Let's see an example:
let users = await models.User.findAll({ where: { age: 70 }, raw: true });
The query presented above will return an array of users, having the age of 70 – i.e. age=70. They can be found in the "users" variable after the call. As with other operations that need to access the database, we use "await" to wait for the promise to be fulfilled.
We often want our results to be ordered in some way. We can achieve this with the "order" property. Here is where things get a little complicated: "order" is an array. Imagine we want to sort users by age (descending, from oldest to youngest), but if multiple people have the same age, we want to sort them by name (alphabetically). Then, we need to set order equal to:
[ ['age', 'DESC'], ['name', 'ASC' ] ]
This is why order must be an array – the possibility that you want to sort by multiple columns, as we showed above. So, even if you only want to sort by age (as shown in the next example), order must still be an array (even though it has only one element). Please note that we use 'ASC' (for ascending) and 'DESC' (for descending) as a second parameter for each column.

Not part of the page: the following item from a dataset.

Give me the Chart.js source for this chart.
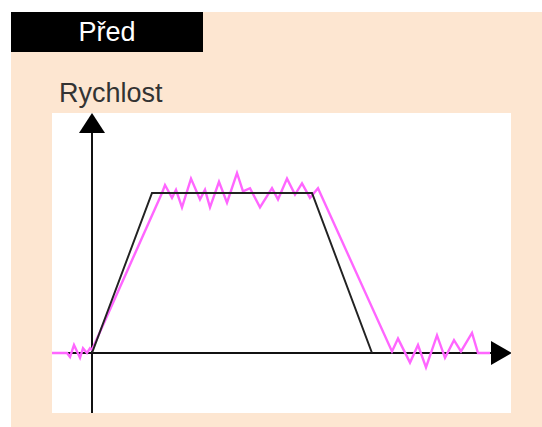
<!DOCTYPE html>
<html>
<head>
<meta charset="utf-8">
<script src="https://cdn.jsdelivr.net/npm/chart.js@4"></script>
<style>
  html, body { margin: 0; padding: 0; background: #fff; overflow: hidden; }
  body { width: 542px; height: 427px; position: relative; font-family: "Liberation Sans", Arial, sans-serif; }
  .panel { position: absolute; left: 11px; top: 12px; width: 600px; height: 500px; background: #fde6d1; }
  .tag { position: absolute; left: 11px; top: 12px; width: 192px; height: 40px; background: #000; color: #fff;
         font-size: 27px; line-height: 40px; text-align: center; }
  .lbl { position: absolute; color: #333; font-size: 27px; line-height: 27px; white-space: nowrap; }
  .plot { position: absolute; left: 52px; top: 113px; width: 459px; height: 300px; background: #fff; }
</style>
</head>
<body>
<div class="panel"></div>
<div class="tag">Před</div>
<div class="lbl" style="left:59px;top:80px;">Rychlost</div>
<div class="lbl" style="left:457px;top:380px;">Čas</div>
<div class="plot"><canvas id="c"></canvas></div>
<script>
// reference speed profile (black) - time, speed
const refTime = [0, 6, 22, 28];
const refSpeed = [0, 10, 10, 0];

const actualTime = [-4.1, -2.5, -2.2, -1.8, -1.2, -0.9, -0.5, -0.2, 0,
  7.0, 7.3, 8.0, 8.4, 9.0, 9.9, 10.8, 11.3, 11.8, 12.7, 13.5, 14.5, 15.1, 15.8,
  16.8, 18.0, 18.6, 19.5, 20.3, 21.0, 21.8, 22.6,
  30.0, 30.6, 31.8, 32.6, 33.4, 34.5, 35.3, 36.2, 36.9, 38.0, 38.6, 39.8];
const actualSpeed = [0, 0, -0.25, 0.5, -0.3, 0.3, 0, 0.3, 0.2,
  10, 10.5, 9.7, 10.2, 9.1, 10.9, 9.6, 10.2, 9.1, 10.7, 9.4, 11.25, 10.1, 10.3,
  9.1, 10.3, 9.6, 10.9, 9.9, 10.6, 9.7, 10.3,
  0.1, 0.9, -0.6, 0.5, -0.9, 1.1, -0.3, 0.8, 0.1, 1.25, 0, 0];

const toPoints = (xs, ys) => xs.map((x, i) => ({ x: x, y: ys[i] }));

// axes with arrow heads, drawn at the zero of each scale
const arrowAxes = {
  id: 'arrowAxes',
  beforeDatasetsDraw(chart) {
    const { ctx, chartArea: a, scales: { x, y } } = chart;
    const x0 = Math.round(x.getPixelForValue(0));
    const y0 = Math.round(y.getPixelForValue(0));
    ctx.save();
    ctx.strokeStyle = '#111';
    ctx.fillStyle = '#000';
    ctx.lineWidth = 2;
    ctx.beginPath();
    ctx.moveTo(x0, a.top + 15);
    ctx.lineTo(x0, a.bottom);
    ctx.moveTo(a.left, y0);
    ctx.lineTo(a.right - 15, y0);
    ctx.stroke();
    // up arrow
    ctx.beginPath();
    ctx.moveTo(x0, a.top);
    ctx.lineTo(x0 - 13, a.top + 20);
    ctx.lineTo(x0 + 13, a.top + 20);
    ctx.closePath();
    ctx.fill();
    // right arrow
    ctx.beginPath();
    ctx.moveTo(a.right + 1, y0);
    ctx.lineTo(a.right - 20, y0 - 12);
    ctx.lineTo(a.right - 20, y0 + 12);
    ctx.closePath();
    ctx.fill();
    ctx.restore();
  }
};

new Chart(document.getElementById('c'), {
  type: 'scatter',
  data: {
    datasets: [{
      label: 'Požadovaná',
      data: toPoints(refTime, refSpeed),
      showLine: true,
      borderColor: '#222',
      borderWidth: 2,
      pointRadius: 0,
      tension: 0
    }, {
      label: 'Skutečná',
      data: toPoints(actualTime, actualSpeed),
      showLine: true,
      borderColor: '#ff66ff',
      borderWidth: 2.4,
      pointRadius: 0,
      tension: 0
    }]
  },
  options: {
    responsive: true,
    maintainAspectRatio: false,
    animation: false,
    layout: { padding: 0 },
    plugins: { legend: { display: false }, tooltip: { enabled: false } },
    scales: {
      x: { type: 'linear', min: -4, max: 41.9, display: false },
      y: { type: 'linear', min: -3.75, max: 15, display: false }
    }
  },
  plugins: [arrowAxes]
});
</script>
</body>
</html>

await models.User.findAll({ where: { name: 'Mark Jackson' }, order: [ ['age', 'ASC'] ], raw: true });
After the findAll() call, we can handle the array (and the elements in it), as we handle any other array in JavaScript (we can iterate through it, get it's length, etc).
Real-world example
You should use Sequelize whenever you create a web application with Node.js that needs to store something into a relational database. Sequelize has a very large feature set, a lot of users (meaning you can easily Google any potential issues), and an active development team.
To test Sequelize on a real-world project, you can use the "cloudapps" command-line tool to start from a project boilerplate that contains both Express.js and Sequelize (as we did at the start of this blog post). Just open a Terminal or a Command Prompt, go to a directory where you want to store your new project, and run the command "cloudapps new". Then, select a name for your new project, and choose the project template that mentions Express.js, Bootstrap and Sequelize. Afterwards, you can go into the project folder, run "npm install" (to install all dependencies) and "npm run start" to run the web server. Your application will be available at "http://localhost:3000" (with any browser).
Feel free to play with the project source code, add new models or API endpoints, and test the various Sequelize operations we mentioned in this blog post. The project templates available with the "cloudapps" cli also feature Authentication (password login), which is one of the hardest things to implement correctly for beginner and intermediate software developers. You should use a project boilerplate like this to bootstrap all (or most) of your new projects, to make development safer, faster and more interesting. Have fun!